Once you have a basic understanding of it, move on to addressing it. It is painful and many of you are afraid of reliving it. You have to since what it is doing to you right now is making you relive it and that is why you try to escape it. That doesn't work or you wouldn't be here reading this.

Start by answering the first question. Why did you join the military? Safe bet that there was nothing selfish or evil in the answer. Knowing that, understanding that it was based on what was good inside of you, you have a safe place to start. Keep that in mind as you remember.

It is very easy to forget that when you see the horrible things of combat. Just like a horror movie, it grabs you. While you focus on the horrible, there were wondrous things going on you just didn't notice and most of them were happening right inside of yourself.

You grieved because you still cared. If you shed a tear, reached out a hand to someone else, cared about the pain they were in when you had your own, then know that the goodness within you was alive and well.

Take a look at what happened. Did you cause it? If you believe you did, then ask for forgiveness and then forgive yourself. If someone else caused it, forgive them. Sounds easy but often it is very hard to do. Work on it. It is the reason you feel so angry at times. Holding that in takes over every other good emotion you could be feeling. This is addressing the spiritual part of you and is the most vital in healing it.

Knowing what PTSD really is and forgiving will get you to stop pushing people away.
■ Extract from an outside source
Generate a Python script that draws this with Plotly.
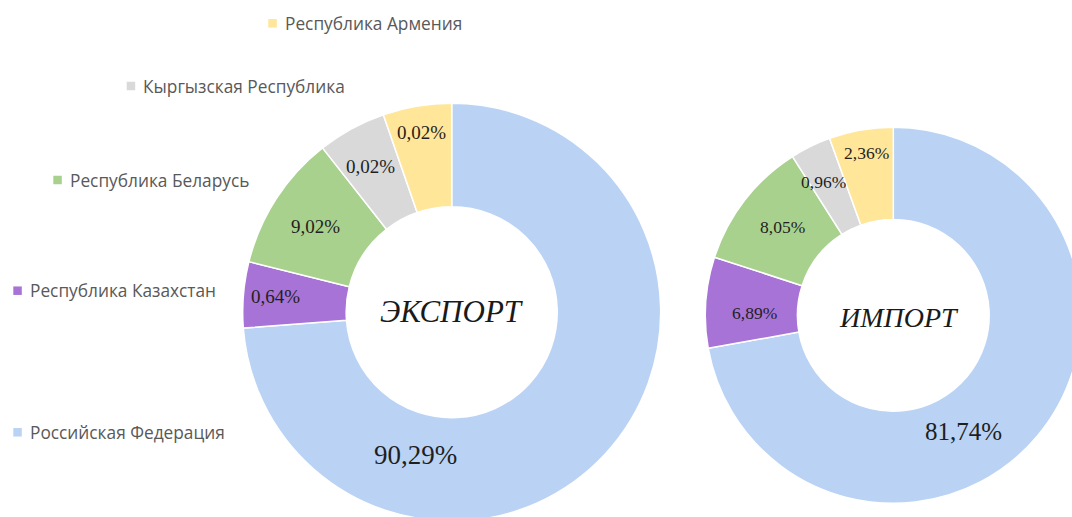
import plotly.graph_objects as go

# ---- data ----
countries = ["Российская Федерация", "Республика Казахстан", "Республика Беларусь",
             "Кыргызская Республика", "Республика Армения"]
# shares printed on the slices (%)
export_share = [90.29, 0.64, 9.02, 0.02, 0.02]
import_share = [81.74, 6.89, 8.05, 0.96, 2.36]
# slice sizes as drawn in the picture (relative angular size)
export_slice = [73.75, 5.1, 10.5, 5.3, 5.3]
import_slice = [72.2, 7.8, 11.0, 3.5, 5.5]
center_titles = ["ЭКСПОРТ", "ИМПОРТ"]

# ---- styles / layout ----
colors = ["#BAD3F4", "#A873D6", "#A9D18E", "#D9D9D9", "#FFE699"]
W, H = 1085, 525


def px_x(x):
    return x / W


def px_y(y):
    return (H - y) / H


def fmt(v):
    return f"{v:.2f}".replace(".", ",") + "%"


fig = go.Figure()

donuts = [
    dict(vals=export_slice, share=export_share, cx=451.7, cy=312.2, r=209, hole=0.505,
         title=center_titles[0], tsize=31, tpos=(451.7, 311.7),
         lab_pos=[(415.8, 455), (275.8, 296.7), (315.5, 226), (370.3, 166.7), (421, 132.7)],
         lab_size=[27, 19, 19, 19, 19]),
    dict(vals=import_slice, share=import_share, cx=893.3, cy=315.3, r=188, hole=0.51,
         title=center_titles[1], tsize=28, tpos=(898.7, 317.3),
         lab_pos=[(963.3, 431.7), (754, 313.3), (782.5, 227.3), (823, 181.7), (866, 152.7)],
         lab_size=[25, 17.5, 17.5, 17.5, 17.5]),
]

annotations = []
for d in donuts:
    fig.add_trace(go.Pie(
        labels=countries, values=d["vals"], sort=False, direction="clockwise", rotation=0,
        hole=d["hole"], textinfo="none", hoverinfo="label+text", text=[fmt(v) for v in d["share"]],
        marker=dict(colors=colors, line=dict(color="white", width=1.5)),
        domain=dict(x=[px_x(d["cx"] - d["r"]), px_x(d["cx"] + d["r"])],
                    y=[px_y(d["cy"] + d["r"]), px_y(d["cy"] - d["r"])]),
        showlegend=False,
    ))
    for (lx, ly), s, v in zip(d["lab_pos"], d["lab_size"], d["share"]):
        annotations.append(dict(x=px_x(lx), y=px_y(ly), xref="paper", yref="paper",
                                text=fmt(v), showarrow=False, xanchor="center", yanchor="middle",
                                font=dict(family="Liberation Serif", size=s, color="#1f1f1f")))
    annotations.append(dict(x=px_x(d["tpos"][0]), y=px_y(d["tpos"][1]), xref="paper", yref="paper",
                            text=f"<i>{d['title']}</i>", showarrow=False,
                            xanchor="center", yanchor="middle",
                            font=dict(family="Liberation Serif", size=d["tsize"], color="#1a1a1a")))

# staggered legend entries (marker left x, center y)
legend_pos = [(13.3, 432.3), (13.3, 290.7), (53.3, 180), (126.7, 86), (268.3, 23.3)]
shapes = []
for name, col, (mx, my) in zip(countries, colors, legend_pos):
    shapes.append(dict(type="rect", xref="paper", yref="paper",
                       x0=px_x(mx), x1=px_x(mx + 8.5), y0=px_y(my + 4.25), y1=px_y(my - 4.25),
                       fillcolor=col, line=dict(width=0)))
    annotations.append(dict(x=px_x(mx + 14.5), y=px_y(my), xref="paper", yref="paper",
                            text=name, showarrow=False, xanchor="left", yanchor="middle",
                            font=dict(family="Open Sans", size=17.3, color="#595959")))

fig.update_layout(
    width=W, height=H, autosize=False,
    margin=dict(l=0, r=0, t=0, b=0),
    paper_bgcolor="white", plot_bgcolor="white",
    annotations=annotations, shapes=shapes,
)

fig.write_html("out.html", config={"displayModeBar": False}, post_script=(
    "document.body.style.margin='0';"
    "document.body.style.overflow='hidden';"
    "document.documentElement.style.overflow='hidden';"
))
Take the worst nightmare you have and go back to the start of it. What were you thinking? What was your intent? Then do the forgiveness part. Repeat this for everything that is haunting you no matter how small of an event it may seem like. It mattered to you.

Taking care of your body is part of this too. Everything in you is connected to combat. Your body had to learn to do what you did while deployed. It needs to be taught how to calm down. Try to find what works for you. Music may help your buddy but not you. Yoga, walking, swimming, art, writing, martial arts and a very long list of things that have helped including PTSD service dogs and horses help. Keep trying until you find what helps you.

If you need medication, take it but if it isn't working, talk to your doctor. Everyone is different and they need to change medications based on you. Be totally honest with them. Do not settle for medications being the only answer because they are not intended to be.

Do the talk therapy with someone you trust. Again, be honest. They can't help you if they don't know what the truth is.

Once all that is done, you find peace with yourself and trust me it is a pain that can hurt so good because you arrive on the other side of darkness. Here's a few videos that may help.

You loved enough to risk your life. Sometimes love don't feel like it should, but it can if you work on it.